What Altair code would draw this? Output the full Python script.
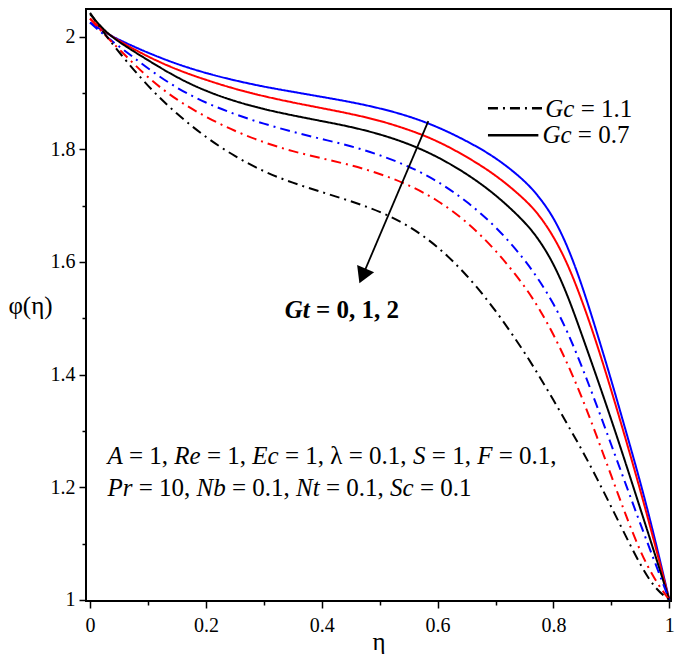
import altair as alt
import pandas as pd

# ---------------- data ----------------
eta = [0, 0.025, 0.05, 0.1, 0.15, 0.2, 0.25, 0.3, 0.35, 0.4, 0.45, 0.5, 0.55, 0.6, 0.65, 0.7,
       0.75, 0.775, 0.8, 0.825, 0.85, 0.875, 0.9, 0.925, 0.95, 0.975, 1.0]

# Gc = 0.7 (solid)
phi_gc07_gt0 = [2.025, 2.008, 1.994, 1.971, 1.951, 1.935, 1.922, 1.911, 1.902, 1.893, 1.884, 1.873, 1.859, 1.840,
                1.815, 1.786, 1.745, 1.716, 1.680, 1.627, 1.557, 1.475, 1.390, 1.300, 1.210, 1.110, 1.0]
phi_gc07_gt1 = [2.032, 2.009, 1.992, 1.964, 1.941, 1.923, 1.907, 1.894, 1.883, 1.873, 1.863, 1.851, 1.835, 1.815,
                1.787, 1.755, 1.712, 1.684, 1.646, 1.596, 1.530, 1.455, 1.372, 1.285, 1.195, 1.100, 1.0]
phi_gc07_gt2 = [2.040, 2.010, 1.990, 1.958, 1.927, 1.903, 1.885, 1.871, 1.860, 1.850, 1.840, 1.827, 1.810, 1.787,
                1.757, 1.720, 1.672, 1.640, 1.598, 1.540, 1.468, 1.395, 1.320, 1.242, 1.162, 1.082, 1.0]
# Gc = 1.1 (dash-dot)
phi_gc11_gt0 = [2.025, 2.002, 1.983, 1.943, 1.908, 1.882, 1.862, 1.845, 1.831, 1.818, 1.806, 1.790, 1.770, 1.744,
                1.708, 1.664, 1.605, 1.568, 1.527, 1.475, 1.412, 1.345, 1.275, 1.205, 1.135, 1.067, 1.0]
phi_gc11_gt1 = [2.032, 2.003, 1.978, 1.926, 1.887, 1.857, 1.832, 1.812, 1.796, 1.784, 1.772, 1.757, 1.737, 1.710,
                1.672, 1.622, 1.558, 1.518, 1.472, 1.418, 1.358, 1.290, 1.220, 1.150, 1.085, 1.035, 1.0]
phi_gc11_gt2 = [2.042, 2.005, 1.972, 1.911, 1.862, 1.821, 1.787, 1.760, 1.740, 1.724, 1.708, 1.690, 1.665, 1.628,
                1.578, 1.515, 1.440, 1.398, 1.355, 1.310, 1.265, 1.216, 1.165, 1.113, 1.062, 1.020, 1.0]

gt_values = ["0", "1", "2"]
gt_colors = ["#0000ff", "#ff0000", "#000000"]
gc_styles = ["1.1", "0.7"]

x_ticks = [round(0.1 * i, 1) for i in range(11)]
y_ticks = [round(1 + 0.1 * i, 1) for i in range(11)]

# ---------------- layout constants ----------------
W, H = 585, 592
XDOM = [-0.007, 1.003]
YDOM = [0.998, 2.049]
PXX = W / (XDOM[1] - XDOM[0])
FONT = "Liberation Serif"

rows = []
for gc, curves in [("0.7", [phi_gc07_gt0, phi_gc07_gt1, phi_gc07_gt2]),
                   ("1.1", [phi_gc11_gt0, phi_gc11_gt1, phi_gc11_gt2])]:
    for gt, vals in zip(gt_values, curves):
        for e, p in zip(eta, vals):
            rows.append({"eta": e, "phi": p, "Gt": gt, "Gc": gc, "key": gc + "_" + gt})
df = pd.DataFrame(rows)

xs = alt.Scale(domain=XDOM, nice=False, zero=False)
ys = alt.Scale(domain=YDOM, nice=False, zero=False)

major = "round(datum.value*10) % 2 === 0"
x_axis = alt.Axis(values=x_ticks, format=".1~f", labelExpr=major + " ? datum.label : ''",
                  tickSize={"condition": {"test": major, "value": 7}, "value": 4},
                  domain=False, grid=False, labelFont=FONT, labelFontSize=20, labelColor="black",
                  tickColor="black", tickWidth=1.5, labelPadding=7, labelOverlap=False, labelFlush=False,
                  title="η", titleFont=FONT, titleFontSize=25, titleFontWeight="normal", titleColor="black",
                  titleBaseline="alphabetic", titleY=48)
y_axis = alt.Axis(values=y_ticks, format=".1~f", labelExpr=major + " ? datum.label : ''",
                  tickSize={"condition": {"test": major, "value": 7}, "value": 4},
                  domain=False, grid=False, labelFont=FONT, labelFontSize=20, labelColor="black",
                  tickColor="black", tickWidth=1.5, labelPadding=4, labelOverlap=False, labelFlush=False,
                  title="φ(η)", titleFont=FONT, titleFontSize=25, titleFontWeight="normal", titleColor="black",
                  titleAngle=0, titleAlign="center", titleBaseline="middle", titleX=-56, titleY=296)

lines = alt.Chart(df).mark_line(strokeWidth=2, interpolate="basis", clip=True).encode(
    x=alt.X("eta:Q", scale=xs, axis=x_axis),
    y=alt.Y("phi:Q", scale=ys, axis=y_axis),
    color=alt.Color("Gt:N", scale=alt.Scale(domain=gt_values, range=gt_colors), legend=None),
    strokeDash=alt.StrokeDash("Gc:N", scale=alt.Scale(domain=gc_styles, range=[[10, 5, 2, 5], [1, 0]]), legend=None),
    detail="key:N",
)

leg_df = pd.DataFrame({"x": [0.687, 0.687], "x2": [0.783, 0.774], "y": [1.873, 1.825], "Gc": gc_styles})
leg_lines = alt.Chart(leg_df).mark_rule(strokeWidth=2.5, color="black").encode(
    x=alt.X("x:Q", scale=xs), x2="x2:Q", y=alt.Y("y:Q", scale=ys),
    strokeDash=alt.StrokeDash("Gc:N", scale=alt.Scale(domain=gc_styles, range=[[17, 9, 3, 9], [1, 0]]), legend=None),
)

MET = {
    "n": {" ": .25, ",": .25, ".": .25, "=": .564, "λ": .5},
    "i": {"A": .611, "R": .611, "e": .444, "E": .611, "c": .444, "S": .5, "F": .611, "P": .611,
          "r": .389, "N": .667, "b": .5, "t": .278, "G": .722},
    "b": {" ": .25, ",": .25, "=": .57},
    "bi": {"G": .722, "t": .278},
}


def seg_width(text, style):
    return sum(MET[style].get(ch, .5) for ch in text)


def layout(segs, x0, y0, size):
    out = []
    off = 0.0
    for text, style in segs:
        lead = len(text) - len(text.lstrip(" "))
        out.append({"x": x0 + (off + lead * .25 * size) / PXX, "y": y0, "t": text.strip(), "s": style})
        off += seg_width(text, style) * size
    return out


line1 = [("A", "i"), (" = 1, ", "n"), ("Re", "i"), (" = 1, ", "n"), ("Ec", "i"), (" = 1, λ = 0.1, ", "n"),
         ("S", "i"), (" = 1, ", "n"), ("F", "i"), (" = 0.1,", "n")]
line2 = [("Pr", "i"), (" = 10, ", "n"), ("Nb", "i"), (" = 0.1, ", "n"), ("Nt", "i"), (" = 0.1, ", "n"),
         ("Sc", "i"), (" = 0.1", "n")]
leg1 = [("Gc", "i"), (" = 1.1", "n")]
leg2 = [("Gc", "i"), (" = 0.7", "n")]
gtl = [("Gt", "bi"), (" = 0, 1, 2", "b")]

segs25 = (layout(line1, 0.030, 1.241, 25) + layout(line2, 0.030, 1.185, 25)
          + layout(leg1, 0.786, 1.857, 25) + layout(leg2, 0.781, 1.811, 25)
          + layout(gtl, 0.336, 1.500, 25))
tdf = pd.DataFrame(segs25)
tdf["size"] = 25


def text_layer(style, italic, bold):
    sub = tdf[tdf["s"] == style]
    return alt.Chart(sub).mark_text(align="left", baseline="alphabetic", font=FONT,
                                    fontStyle="italic" if italic else "normal",
                                    fontWeight="bold" if bold else "normal", color="black").encode(
        x=alt.X("x:Q", scale=xs), y=alt.Y("y:Q", scale=ys), text="t:N",
        size=alt.Size("size:Q", scale=None, legend=None))


texts = [text_layer("n", False, False), text_layer("i", True, False),
         text_layer("b", False, True), text_layer("bi", True, True)]

arrow_df = pd.DataFrame({"x": [0.584], "y": [1.850], "x2": [0.4704], "y2": [1.575]})
arrow = alt.Chart(arrow_df).mark_rule(strokeWidth=1.8, color="black").encode(
    x=alt.X("x:Q", scale=xs), y=alt.Y("y:Q", scale=ys), x2="x2:Q", y2="y2:Q")
head = alt.Chart(arrow_df).mark_point(shape="triangle-down", filled=True, size=340, angle=23,
                                      color="black", opacity=1).encode(
    x=alt.X("x2:Q", scale=xs), y=alt.Y("y2:Q", scale=ys))

chart = alt.layer(lines, leg_lines, arrow, head, *texts).properties(
    width=W, height=H,
    autosize=alt.AutoSizeParams(type="none"),
    padding={"left": 78, "top": 1, "right": 6, "bottom": 53},
    background="white",
).configure_view(stroke="black", strokeWidth=2)

chart.save("out.html", embed_options={"renderer": "svg", "actions": False})
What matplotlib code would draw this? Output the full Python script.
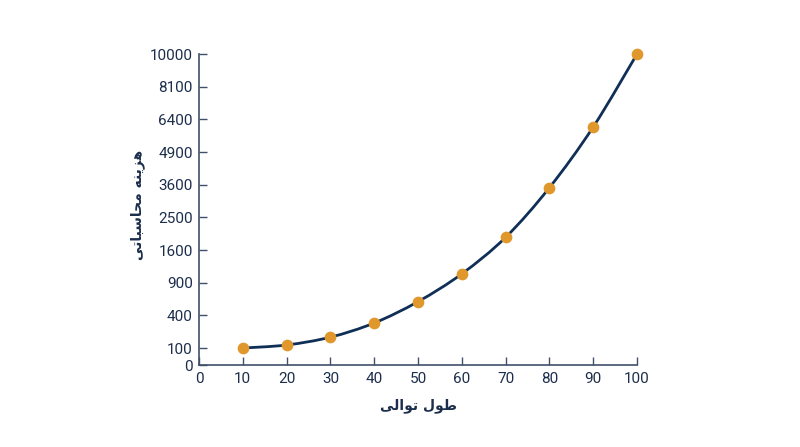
import numpy as np
import matplotlib
matplotlib.use("Agg")
import matplotlib.pyplot as plt
from matplotlib.path import Path
from matplotlib.patches import PathPatch

# sequence length and computational cost
seq_len = [10, 20, 30, 40, 50, 60, 70, 80, 90, 100]
cost = [100, 128, 200, 330, 610, 1090, 1950, 3500, 6050, 10000]

y_ticks = [0, 100, 400, 900, 1600, 2500, 3600, 4900, 6400, 8100, 10000]
y_tick_labels = [str(v) for v in y_ticks]
x_ticks = [0, 10, 20, 30, 40, 50, 60, 70, 80, 90, 100]

# Persian labels in presentation forms (visual order) since matplotlib does no shaping
x_label = "\ufef0\ufedf\ufe8d\ufeee\ufe97 \ufedd\ufeee\ufec3"
y_label = "\ufef0\ufe97\ufe8e\ufe92\ufeb3\ufe8e\ufea4\ufee3 \ufeea\ufee8\ufef3\ufeb0\ufeeb"

# the y axis spaces the ticks evenly (0 sits a bit closer to 100)
tick_pos = [-0.52, 0, 1, 2, 3, 4, 5, 6, 7, 8, 9]

navy = "#0f2f57"
text_col = "#1c2e4c"
axis_col = "#40506a"
dot_col = "#e0972b"


def fwd(v):
    return np.interp(v, y_ticks, tick_pos)


def inv(p):
    return np.interp(p, tick_pos, y_ticks)


def smooth_path(xs, ys):
    # Catmull-Rom through the points, worked out in the axis' own spacing
    px = np.asarray(xs, float)
    py = fwd(np.asarray(ys, float))
    verts = [(px[0], py[0])]
    codes = [Path.MOVETO]
    n = len(px)
    for i in range(n - 1):
        i0, i3 = max(i - 1, 0), min(i + 2, n - 1)
        c1 = (px[i] + (px[i + 1] - px[i0]) / 6, py[i] + (py[i + 1] - py[i0]) / 6)
        c2 = (px[i + 1] - (px[i3] - px[i]) / 6, py[i + 1] - (py[i3] - py[i]) / 6)
        verts += [c1, c2, (px[i + 1], py[i + 1])]
        codes += [Path.CURVE4] * 3
    verts = [(x, float(inv(y))) for x, y in verts]
    return Path(verts, codes)


plt.rcParams["font.family"] = ["Roboto", "DejaVu Sans"]

fig = plt.figure(figsize=(8, 4.47), dpi=100)
ax = fig.add_axes([0.24875, 0.1834, 0.5475, 0.6957])
ax.set_yscale("function", functions=(fwd, inv))
ax.set_xlim(0, 100)
ax.set_ylim(0, 10000)

ax.add_patch(PathPatch(smooth_path(seq_len, cost), facecolor="none",
                       edgecolor=navy, lw=2.0, zorder=2))
ax.scatter(seq_len, cost, s=55, color=dot_col, zorder=3, clip_on=False)

ax.set_yticks(y_ticks)
ax.set_yticklabels(y_tick_labels)
ax.set_xticks(x_ticks)
ax.tick_params(direction="in", length=5.5, width=1, color=axis_col,
               labelcolor=text_col, labelsize=11, pad=4.5)
ax.tick_params(axis="x", pad=5)

for side in ["top", "right"]:
    ax.spines[side].set_visible(False)
for side in ["left", "bottom"]:
    ax.spines[side].set_color(axis_col)
    ax.spines[side].set_linewidth(1.2)

ax.text(0.5, -0.13, x_label, transform=ax.transAxes, ha="center", va="center",
        fontsize=10, fontweight="bold", color=text_col, family="DejaVu Sans")
ax.text(-0.139, 0.514, y_label, transform=ax.transAxes, ha="center", va="center",
        rotation=90, fontsize=10, fontweight="bold", color=text_col,
        family="DejaVu Sans")

fig.savefig("out.png", dpi=100, facecolor="white")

┄┄┄┄┄┄┄┄┄┄

Above this task is a listing with pictures in it. Retype only the lines from the one containing "What matplotlib code" through the one containing "3500, 6050, 10000]", both included, and not the pictures.

What matplotlib code would draw this? Output the full Python script.
import numpy as np
import matplotlib
matplotlib.use("Agg")
import matplotlib.pyplot as plt
from matplotlib.path import Path
from matplotlib.patches import PathPatch

# sequence length and computational cost
seq_len = [10, 20, 30, 40, 50, 60, 70, 80, 90, 100]
cost = [100, 128, 200, 330, 610, 1090, 1950, 3500, 6050, 10000]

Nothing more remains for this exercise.